→ WHAT YOU SHOULD DO:
Reproduce the listing below without changes, except that pictures are left out.

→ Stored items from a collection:
* * *

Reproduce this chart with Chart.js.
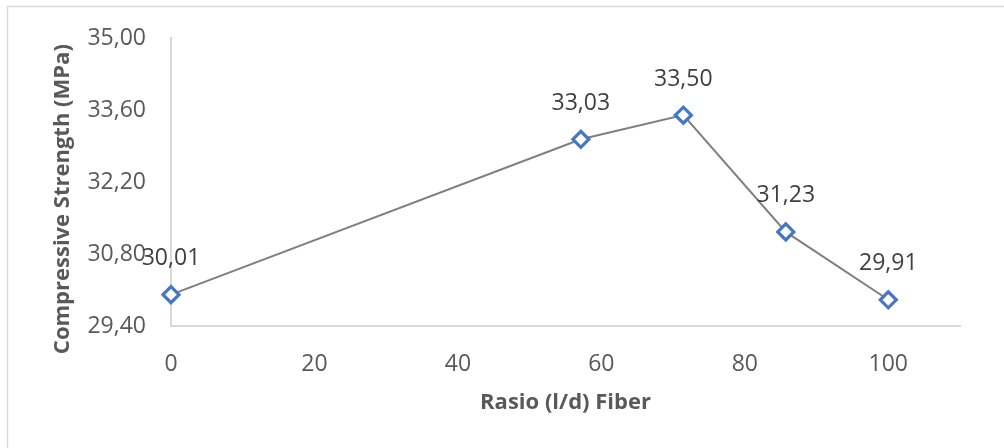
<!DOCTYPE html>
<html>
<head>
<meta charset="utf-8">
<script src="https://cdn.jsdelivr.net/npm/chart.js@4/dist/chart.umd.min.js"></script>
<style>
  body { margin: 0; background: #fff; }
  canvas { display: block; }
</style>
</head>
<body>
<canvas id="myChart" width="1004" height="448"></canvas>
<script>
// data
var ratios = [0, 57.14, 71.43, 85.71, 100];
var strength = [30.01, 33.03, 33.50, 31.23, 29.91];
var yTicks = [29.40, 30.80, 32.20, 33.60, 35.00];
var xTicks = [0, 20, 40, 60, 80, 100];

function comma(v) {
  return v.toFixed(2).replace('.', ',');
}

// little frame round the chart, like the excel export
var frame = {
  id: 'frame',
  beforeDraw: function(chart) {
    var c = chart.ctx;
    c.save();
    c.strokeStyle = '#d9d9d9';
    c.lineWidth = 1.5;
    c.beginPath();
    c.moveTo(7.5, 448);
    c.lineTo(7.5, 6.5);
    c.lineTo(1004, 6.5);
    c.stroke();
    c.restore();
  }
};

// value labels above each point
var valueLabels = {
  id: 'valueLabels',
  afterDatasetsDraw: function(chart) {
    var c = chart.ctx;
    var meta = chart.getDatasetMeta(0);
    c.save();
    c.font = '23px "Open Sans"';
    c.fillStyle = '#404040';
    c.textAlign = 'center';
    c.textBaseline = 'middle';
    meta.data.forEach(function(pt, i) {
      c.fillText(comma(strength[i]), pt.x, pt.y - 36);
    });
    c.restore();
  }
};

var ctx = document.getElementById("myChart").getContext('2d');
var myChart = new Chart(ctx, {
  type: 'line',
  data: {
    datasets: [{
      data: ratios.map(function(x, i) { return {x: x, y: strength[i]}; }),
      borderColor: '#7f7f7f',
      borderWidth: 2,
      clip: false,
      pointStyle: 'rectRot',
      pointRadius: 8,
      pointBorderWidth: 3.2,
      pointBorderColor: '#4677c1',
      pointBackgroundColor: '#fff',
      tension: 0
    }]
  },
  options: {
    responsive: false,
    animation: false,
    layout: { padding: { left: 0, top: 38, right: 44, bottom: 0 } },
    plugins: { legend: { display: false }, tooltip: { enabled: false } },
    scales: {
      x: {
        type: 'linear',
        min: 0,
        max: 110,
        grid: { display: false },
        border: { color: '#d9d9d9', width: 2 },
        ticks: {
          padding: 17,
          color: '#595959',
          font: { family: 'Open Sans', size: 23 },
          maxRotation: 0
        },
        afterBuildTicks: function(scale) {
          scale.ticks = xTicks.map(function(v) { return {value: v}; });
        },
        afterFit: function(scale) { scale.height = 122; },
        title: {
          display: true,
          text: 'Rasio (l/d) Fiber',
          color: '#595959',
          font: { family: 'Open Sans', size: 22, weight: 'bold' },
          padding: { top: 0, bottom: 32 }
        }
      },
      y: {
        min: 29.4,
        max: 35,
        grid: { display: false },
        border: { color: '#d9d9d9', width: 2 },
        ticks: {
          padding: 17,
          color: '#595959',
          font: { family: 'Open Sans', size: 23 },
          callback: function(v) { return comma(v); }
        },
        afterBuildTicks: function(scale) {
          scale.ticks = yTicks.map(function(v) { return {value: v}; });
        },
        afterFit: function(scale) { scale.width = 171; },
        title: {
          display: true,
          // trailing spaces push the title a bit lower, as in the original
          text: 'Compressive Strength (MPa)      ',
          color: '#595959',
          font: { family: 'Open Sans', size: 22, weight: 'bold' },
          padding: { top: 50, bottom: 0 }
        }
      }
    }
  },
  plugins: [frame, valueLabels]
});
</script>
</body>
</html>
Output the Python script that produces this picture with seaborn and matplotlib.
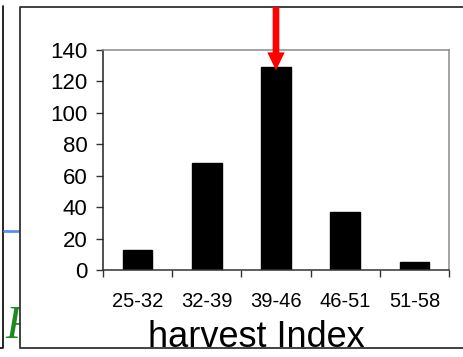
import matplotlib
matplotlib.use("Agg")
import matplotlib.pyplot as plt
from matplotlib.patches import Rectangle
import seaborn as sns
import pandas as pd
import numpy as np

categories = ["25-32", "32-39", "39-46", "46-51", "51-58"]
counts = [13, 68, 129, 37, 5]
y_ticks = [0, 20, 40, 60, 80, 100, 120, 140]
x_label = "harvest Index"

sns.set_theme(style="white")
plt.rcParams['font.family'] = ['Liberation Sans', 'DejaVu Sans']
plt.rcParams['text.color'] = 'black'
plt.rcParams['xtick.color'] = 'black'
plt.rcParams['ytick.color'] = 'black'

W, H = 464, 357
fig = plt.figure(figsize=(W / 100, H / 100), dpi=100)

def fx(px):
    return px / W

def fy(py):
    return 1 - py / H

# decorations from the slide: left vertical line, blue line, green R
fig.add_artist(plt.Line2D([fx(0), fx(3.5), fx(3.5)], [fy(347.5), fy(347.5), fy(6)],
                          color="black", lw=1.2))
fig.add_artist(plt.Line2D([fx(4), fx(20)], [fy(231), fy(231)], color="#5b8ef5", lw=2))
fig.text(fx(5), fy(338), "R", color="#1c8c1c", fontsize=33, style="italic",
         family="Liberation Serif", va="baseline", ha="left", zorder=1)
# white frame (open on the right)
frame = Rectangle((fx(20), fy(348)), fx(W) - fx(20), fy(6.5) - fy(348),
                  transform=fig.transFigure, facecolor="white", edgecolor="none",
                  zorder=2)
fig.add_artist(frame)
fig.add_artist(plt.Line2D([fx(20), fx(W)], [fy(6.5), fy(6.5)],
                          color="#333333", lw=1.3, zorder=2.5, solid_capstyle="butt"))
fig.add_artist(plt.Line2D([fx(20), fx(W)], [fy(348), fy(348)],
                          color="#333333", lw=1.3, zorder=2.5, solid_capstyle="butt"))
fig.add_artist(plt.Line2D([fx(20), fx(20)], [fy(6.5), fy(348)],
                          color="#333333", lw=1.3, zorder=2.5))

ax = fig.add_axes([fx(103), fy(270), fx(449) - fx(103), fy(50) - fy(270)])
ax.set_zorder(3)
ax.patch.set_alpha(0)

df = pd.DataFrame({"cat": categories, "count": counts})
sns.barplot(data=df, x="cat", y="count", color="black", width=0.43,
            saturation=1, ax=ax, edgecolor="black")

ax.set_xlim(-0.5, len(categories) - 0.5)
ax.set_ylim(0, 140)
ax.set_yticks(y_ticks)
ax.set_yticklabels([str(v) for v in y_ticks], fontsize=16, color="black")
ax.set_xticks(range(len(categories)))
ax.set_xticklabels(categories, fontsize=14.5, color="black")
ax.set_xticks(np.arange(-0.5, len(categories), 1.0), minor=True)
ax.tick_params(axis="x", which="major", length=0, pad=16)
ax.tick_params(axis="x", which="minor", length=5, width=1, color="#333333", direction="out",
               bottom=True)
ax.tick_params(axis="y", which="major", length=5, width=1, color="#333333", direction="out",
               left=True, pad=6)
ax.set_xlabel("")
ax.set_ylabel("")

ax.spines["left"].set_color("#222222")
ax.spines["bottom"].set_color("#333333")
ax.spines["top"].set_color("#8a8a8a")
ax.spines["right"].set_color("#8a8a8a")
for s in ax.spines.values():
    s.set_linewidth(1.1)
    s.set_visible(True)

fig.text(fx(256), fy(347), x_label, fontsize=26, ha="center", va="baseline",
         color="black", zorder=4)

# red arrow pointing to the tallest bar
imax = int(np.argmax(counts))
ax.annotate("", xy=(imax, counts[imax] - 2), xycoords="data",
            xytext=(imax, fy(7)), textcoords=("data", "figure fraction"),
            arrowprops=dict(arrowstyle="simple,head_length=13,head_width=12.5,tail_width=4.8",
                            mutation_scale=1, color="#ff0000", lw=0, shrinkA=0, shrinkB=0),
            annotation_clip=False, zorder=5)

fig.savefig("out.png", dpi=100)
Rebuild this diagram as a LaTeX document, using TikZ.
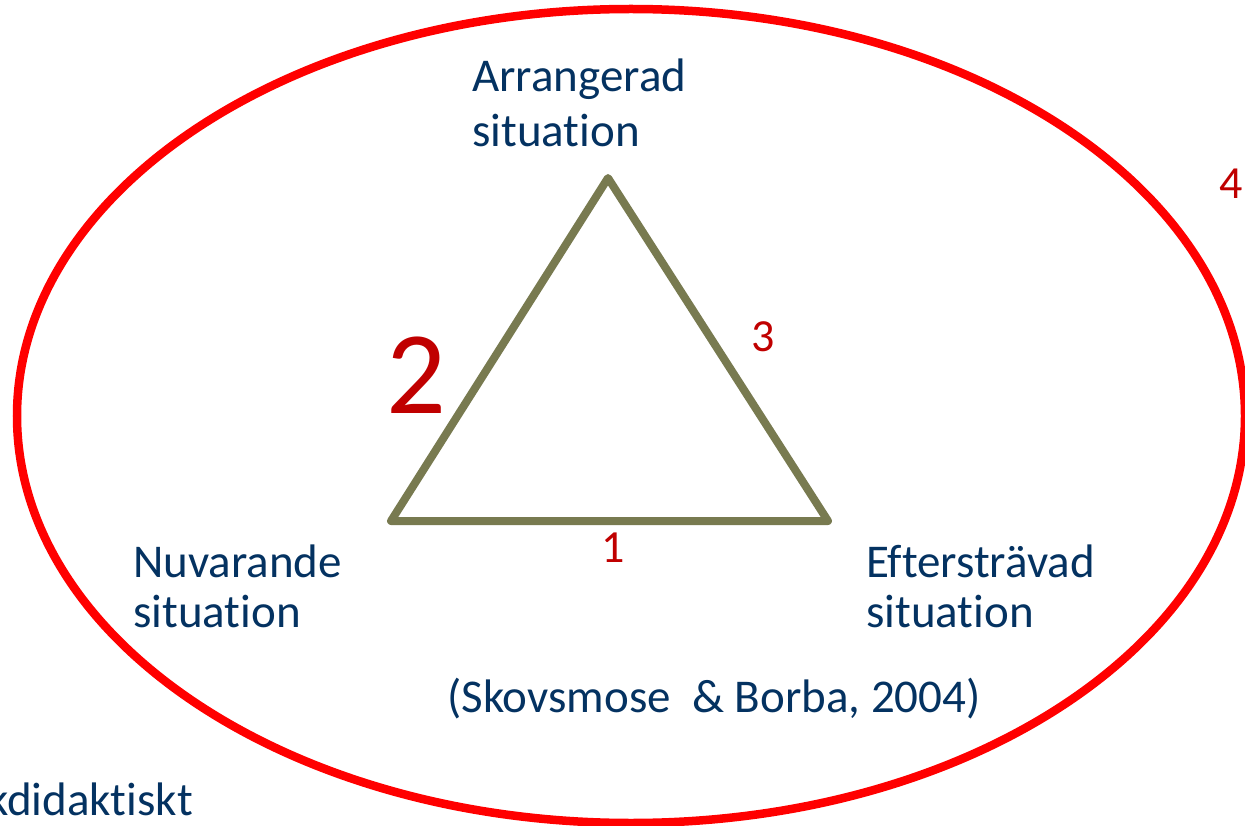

* * *

→ THE ANSWER:
Reproduce this chart with Chart.js.
<!DOCTYPE html>
<html>
<head>
<meta charset="utf-8">
<script src="https://cdn.jsdelivr.net/npm/chart.js@4/dist/chart.umd.min.js"></script>
<style>
  body { margin: 0; background: #fff; }
  canvas { display: block; }
</style>
</head>
<body>
<canvas id="myChart" width="1004" height="448"></canvas>
<script>
// data
var ratios = [0, 57.14, 71.43, 85.71, 100];
var strength = [30.01, 33.03, 33.50, 31.23, 29.91];
var yTicks = [29.40, 30.80, 32.20, 33.60, 35.00];
var xTicks = [0, 20, 40, 60, 80, 100];

function comma(v) {
  return v.toFixed(2).replace('.', ',');
}

// little frame round the chart, like the excel export
var frame = {
  id: 'frame',
  beforeDraw: function(chart) {
    var c = chart.ctx;
    c.save();
    c.strokeStyle = '#d9d9d9';
    c.lineWidth = 1.5;
    c.beginPath();
    c.moveTo(7.5, 448);
    c.lineTo(7.5, 6.5);
    c.lineTo(1004, 6.5);
    c.stroke();
    c.restore();
  }
};

// value labels above each point
var valueLabels = {
  id: 'valueLabels',
  afterDatasetsDraw: function(chart) {
    var c = chart.ctx;
    var meta = chart.getDatasetMeta(0);
    c.save();
    c.font = '23px "Open Sans"';
    c.fillStyle = '#404040';
    c.textAlign = 'center';
    c.textBaseline = 'middle';
    meta.data.forEach(function(pt, i) {
      c.fillText(comma(strength[i]), pt.x, pt.y - 36);
    });
    c.restore();
  }
};

var ctx = document.getElementById("myChart").getContext('2d');
var myChart = new Chart(ctx, {
  type: 'line',
  data: {
    datasets: [{
      data: ratios.map(function(x, i) { return {x: x, y: strength[i]}; }),
      borderColor: '#7f7f7f',
      borderWidth: 2,
      clip: false,
      pointStyle: 'rectRot',
      pointRadius: 8,
      pointBorderWidth: 3.2,
      pointBorderColor: '#4677c1',
      pointBackgroundColor: '#fff',
      tension: 0
    }]
  },
  options: {
    responsive: false,
    animation: false,
    layout: { padding: { left: 0, top: 38, right: 44, bottom: 0 } },
    plugins: { legend: { display: false }, tooltip: { enabled: false } },
    scales: {
      x: {
        type: 'linear',
        min: 0,
        max: 110,
        grid: { display: false },
        border: { color: '#d9d9d9', width: 2 },
        ticks: {
          padding: 17,
          color: '#595959',
          font: { family: 'Open Sans', size: 23 },
          maxRotation: 0
        },
        afterBuildTicks: function(scale) {
          scale.ticks = xTicks.map(function(v) { return {value: v}; });
        },
        afterFit: function(scale) { scale.height = 122; },
        title: {
          display: true,
          text: 'Rasio (l/d) Fiber',
          color: '#595959',
          font: { family: 'Open Sans', size: 22, weight: 'bold' },
          padding: { top: 0, bottom: 32 }
        }
      },
      y: {
        min: 29.4,
        max: 35,
        grid: { display: false },
        border: { color: '#d9d9d9', width: 2 },
        ticks: {
          padding: 17,
          color: '#595959',
          font: { family: 'Open Sans', size: 23 },
          callback: function(v) { return comma(v); }
        },
        afterBuildTicks: function(scale) {
          scale.ticks = yTicks.map(function(v) { return {value: v}; });
        },
        afterFit: function(scale) { scale.width = 171; },
        title: {
          display: true,
          // trailing spaces push the title a bit lower, as in the original
          text: 'Compressive Strength (MPa)      ',
          color: '#595959',
          font: { family: 'Open Sans', size: 22, weight: 'bold' },
          padding: { top: 50, bottom: 0 }
        }
      }
    }
  },
  plugins: [frame, valueLabels]
});
</script>
</body>
</html>
Output the Python script that produces this picture with seaborn and matplotlib.
import matplotlib
matplotlib.use("Agg")
import matplotlib.pyplot as plt
from matplotlib.patches import Rectangle
import seaborn as sns
import pandas as pd
import numpy as np

categories = ["25-32", "32-39", "39-46", "46-51", "51-58"]
counts = [13, 68, 129, 37, 5]
y_ticks = [0, 20, 40, 60, 80, 100, 120, 140]
x_label = "harvest Index"

sns.set_theme(style="white")
plt.rcParams['font.family'] = ['Liberation Sans', 'DejaVu Sans']
plt.rcParams['text.color'] = 'black'
plt.rcParams['xtick.color'] = 'black'
plt.rcParams['ytick.color'] = 'black'

W, H = 464, 357
fig = plt.figure(figsize=(W / 100, H / 100), dpi=100)

def fx(px):
    return px / W

def fy(py):
    return 1 - py / H

# decorations from the slide: left vertical line, blue line, green R
fig.add_artist(plt.Line2D([fx(0), fx(3.5), fx(3.5)], [fy(347.5), fy(347.5), fy(6)],
                          color="black", lw=1.2))
fig.add_artist(plt.Line2D([fx(4), fx(20)], [fy(231), fy(231)], color="#5b8ef5", lw=2))
fig.text(fx(5), fy(338), "R", color="#1c8c1c", fontsize=33, style="italic",
         family="Liberation Serif", va="baseline", ha="left", zorder=1)
# white frame (open on the right)
frame = Rectangle((fx(20), fy(348)), fx(W) - fx(20), fy(6.5) - fy(348),
                  transform=fig.transFigure, facecolor="white", edgecolor="none",
                  zorder=2)
fig.add_artist(frame)
fig.add_artist(plt.Line2D([fx(20), fx(W)], [fy(6.5), fy(6.5)],
                          color="#333333", lw=1.3, zorder=2.5, solid_capstyle="butt"))
fig.add_artist(plt.Line2D([fx(20), fx(W)], [fy(348), fy(348)],
                          color="#333333", lw=1.3, zorder=2.5, solid_capstyle="butt"))
fig.add_artist(plt.Line2D([fx(20), fx(20)], [fy(6.5), fy(348)],
                          color="#333333", lw=1.3, zorder=2.5))

ax = fig.add_axes([fx(103), fy(270), fx(449) - fx(103), fy(50) - fy(270)])
ax.set_zorder(3)
ax.patch.set_alpha(0)

df = pd.DataFrame({"cat": categories, "count": counts})
sns.barplot(data=df, x="cat", y="count", color="black", width=0.43,
            saturation=1, ax=ax, edgecolor="black")

ax.set_xlim(-0.5, len(categories) - 0.5)
ax.set_ylim(0, 140)
ax.set_yticks(y_ticks)
ax.set_yticklabels([str(v) for v in y_ticks], fontsize=16, color="black")
ax.set_xticks(range(len(categories)))
ax.set_xticklabels(categories, fontsize=14.5, color="black")
ax.set_xticks(np.arange(-0.5, len(categories), 1.0), minor=True)
ax.tick_params(axis="x", which="major", length=0, pad=16)
ax.tick_params(axis="x", which="minor", length=5, width=1, color="#333333", direction="out",
               bottom=True)
ax.tick_params(axis="y", which="major", length=5, width=1, color="#333333", direction="out",
               left=True, pad=6)
ax.set_xlabel("")
ax.set_ylabel("")

ax.spines["left"].set_color("#222222")
ax.spines["bottom"].set_color("#333333")
ax.spines["top"].set_color("#8a8a8a")
ax.spines["right"].set_color("#8a8a8a")
for s in ax.spines.values():
    s.set_linewidth(1.1)
    s.set_visible(True)

fig.text(fx(256), fy(347), x_label, fontsize=26, ha="center", va="baseline",
         color="black", zorder=4)

# red arrow pointing to the tallest bar
imax = int(np.argmax(counts))
ax.annotate("", xy=(imax, counts[imax] - 2), xycoords="data",
            xytext=(imax, fy(7)), textcoords=("data", "figure fraction"),
            arrowprops=dict(arrowstyle="simple,head_length=13,head_width=12.5,tail_width=4.8",
                            mutation_scale=1, color="#ff0000", lw=0, shrinkA=0, shrinkB=0),
            annotation_clip=False, zorder=5)

fig.savefig("out.png", dpi=100)
Rebuild this diagram as a LaTeX document, using TikZ.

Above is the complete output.